Challenge:
Without the images, write out the whole listing exactly.

Dataset rows:
= = = =
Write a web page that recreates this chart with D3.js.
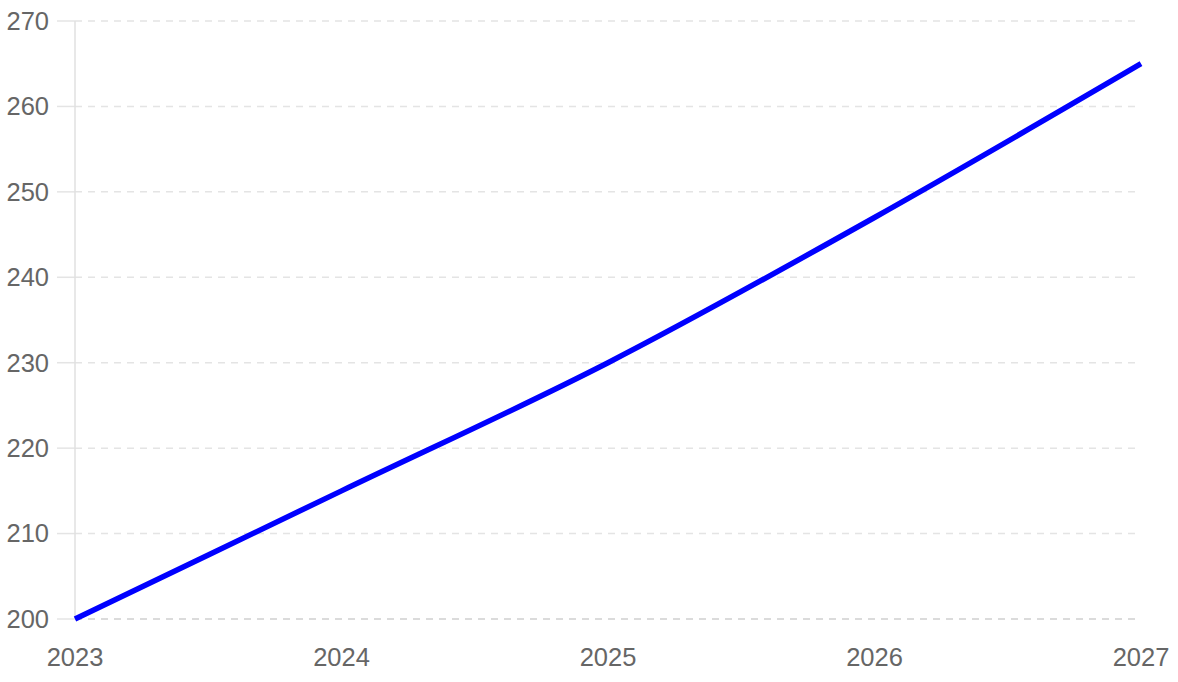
<!DOCTYPE html>
<html>
<head>
<meta charset="utf-8">
<script src="https://cdn.jsdelivr.net/npm/d3@7"></script>
<style>
  body { margin: 0; background: #fff; }
  text { font-family: "Liberation Sans", Arial, sans-serif; fill: #666; }
</style>
</head>
<body>
<div id="chart-area"></div>
<script>
const years = [2023, 2024, 2025, 2026, 2027]
const values = [200, 215, 230, 247, 265]
const yTicks = [200, 210, 220, 230, 240, 250, 260, 270]

const MARGIN = { LEFT: 75, RIGHT: 37, TOP: 21, BOTTOM: 63 }
const WIDTH = 1178 - MARGIN.LEFT - MARGIN.RIGHT
const HEIGHT = 682 - MARGIN.TOP - MARGIN.BOTTOM

const svg = d3.select("#chart-area").append("svg")
  .attr("width", 1178)
  .attr("height", 682)

const g = svg.append("g")
  .attr("transform", `translate(${MARGIN.LEFT}, ${MARGIN.TOP})`)

const x = d3.scaleLinear().domain([2023, 2027]).range([0, WIDTH])
const y = d3.scaleLinear().domain([200, 270]).range([HEIGHT, 0])

// grid lines + left tick marks
const grid = g.append("g")
yTicks.forEach(t => {
  grid.append("line")
    .attr("x1", 0).attr("x2", WIDTH)
    .attr("y1", y(t)).attr("y2", y(t))
    .attr("stroke", t === 200 ? "#cfcfcf" : "#e4e4e4")
    .attr("stroke-width", 1.5)
    .attr("stroke-dasharray", "7,6")
  grid.append("line")
    .attr("x1", -18).attr("x2", 0)
    .attr("y1", y(t)).attr("y2", y(t))
    .attr("stroke", "#e4e4e4")
    .attr("stroke-width", 1.5)
})

// y axis line
g.append("line")
  .attr("x1", 0).attr("x2", 0)
  .attr("y1", 0).attr("y2", HEIGHT)
  .attr("stroke", "#e0e0e0")
  .attr("stroke-width", 1.5)

// y labels
g.append("g").selectAll("text")
  .data(yTicks)
  .enter()
  .append("text")
  .attr("x", -26)
  .attr("y", d => y(d))
  .attr("dy", "0.35em")
  .attr("text-anchor", "end")
  .attr("font-size", "25.5px")
  .text(d => d)

// x labels
g.append("g").selectAll("text")
  .data(years)
  .enter()
  .append("text")
  .attr("x", d => x(d))
  .attr("y", HEIGHT + 47)
  .attr("text-anchor", "middle")
  .attr("font-size", "25.5px")
  .text(d => d)

// the line
const line = d3.line()
  .x((d, i) => x(years[i]))
  .y(d => y(d))
  .curve(d3.curveMonotoneX)

g.append("path")
  .datum(values)
  .attr("fill", "none")
  .attr("stroke", "#0000ff")
  .attr("stroke-width", 5.5)
  .attr("d", line)
</script>
</body>
</html>
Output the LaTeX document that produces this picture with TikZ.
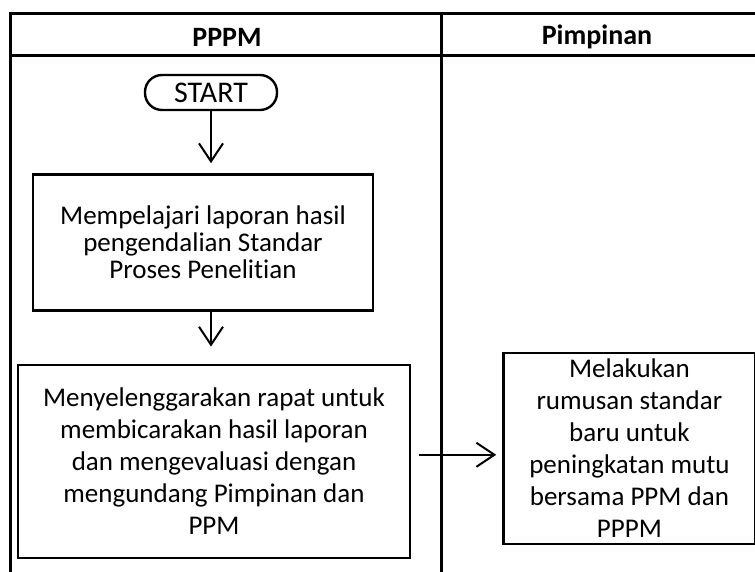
= = = =
Written response:
Write a web page that recreates this chart with D3.js.
<!DOCTYPE html>
<html>
<head>
<meta charset="utf-8">
<script src="https://cdn.jsdelivr.net/npm/d3@7"></script>
<style>
  body { margin: 0; background: #fff; }
  text { font-family: "Liberation Sans", Arial, sans-serif; fill: #666; }
</style>
</head>
<body>
<div id="chart-area"></div>
<script>
const years = [2023, 2024, 2025, 2026, 2027]
const values = [200, 215, 230, 247, 265]
const yTicks = [200, 210, 220, 230, 240, 250, 260, 270]

const MARGIN = { LEFT: 75, RIGHT: 37, TOP: 21, BOTTOM: 63 }
const WIDTH = 1178 - MARGIN.LEFT - MARGIN.RIGHT
const HEIGHT = 682 - MARGIN.TOP - MARGIN.BOTTOM

const svg = d3.select("#chart-area").append("svg")
  .attr("width", 1178)
  .attr("height", 682)

const g = svg.append("g")
  .attr("transform", `translate(${MARGIN.LEFT}, ${MARGIN.TOP})`)

const x = d3.scaleLinear().domain([2023, 2027]).range([0, WIDTH])
const y = d3.scaleLinear().domain([200, 270]).range([HEIGHT, 0])

// grid lines + left tick marks
const grid = g.append("g")
yTicks.forEach(t => {
  grid.append("line")
    .attr("x1", 0).attr("x2", WIDTH)
    .attr("y1", y(t)).attr("y2", y(t))
    .attr("stroke", t === 200 ? "#cfcfcf" : "#e4e4e4")
    .attr("stroke-width", 1.5)
    .attr("stroke-dasharray", "7,6")
  grid.append("line")
    .attr("x1", -18).attr("x2", 0)
    .attr("y1", y(t)).attr("y2", y(t))
    .attr("stroke", "#e4e4e4")
    .attr("stroke-width", 1.5)
})

// y axis line
g.append("line")
  .attr("x1", 0).attr("x2", 0)
  .attr("y1", 0).attr("y2", HEIGHT)
  .attr("stroke", "#e0e0e0")
  .attr("stroke-width", 1.5)

// y labels
g.append("g").selectAll("text")
  .data(yTicks)
  .enter()
  .append("text")
  .attr("x", -26)
  .attr("y", d => y(d))
  .attr("dy", "0.35em")
  .attr("text-anchor", "end")
  .attr("font-size", "25.5px")
  .text(d => d)

// x labels
g.append("g").selectAll("text")
  .data(years)
  .enter()
  .append("text")
  .attr("x", d => x(d))
  .attr("y", HEIGHT + 47)
  .attr("text-anchor", "middle")
  .attr("font-size", "25.5px")
  .text(d => d)

// the line
const line = d3.line()
  .x((d, i) => x(years[i]))
  .y(d => y(d))
  .curve(d3.curveMonotoneX)

g.append("path")
  .datum(values)
  .attr("fill", "none")
  .attr("stroke", "#0000ff")
  .attr("stroke-width", 5.5)
  .attr("d", line)
</script>
</body>
</html>
Output the LaTeX document that produces this picture with TikZ.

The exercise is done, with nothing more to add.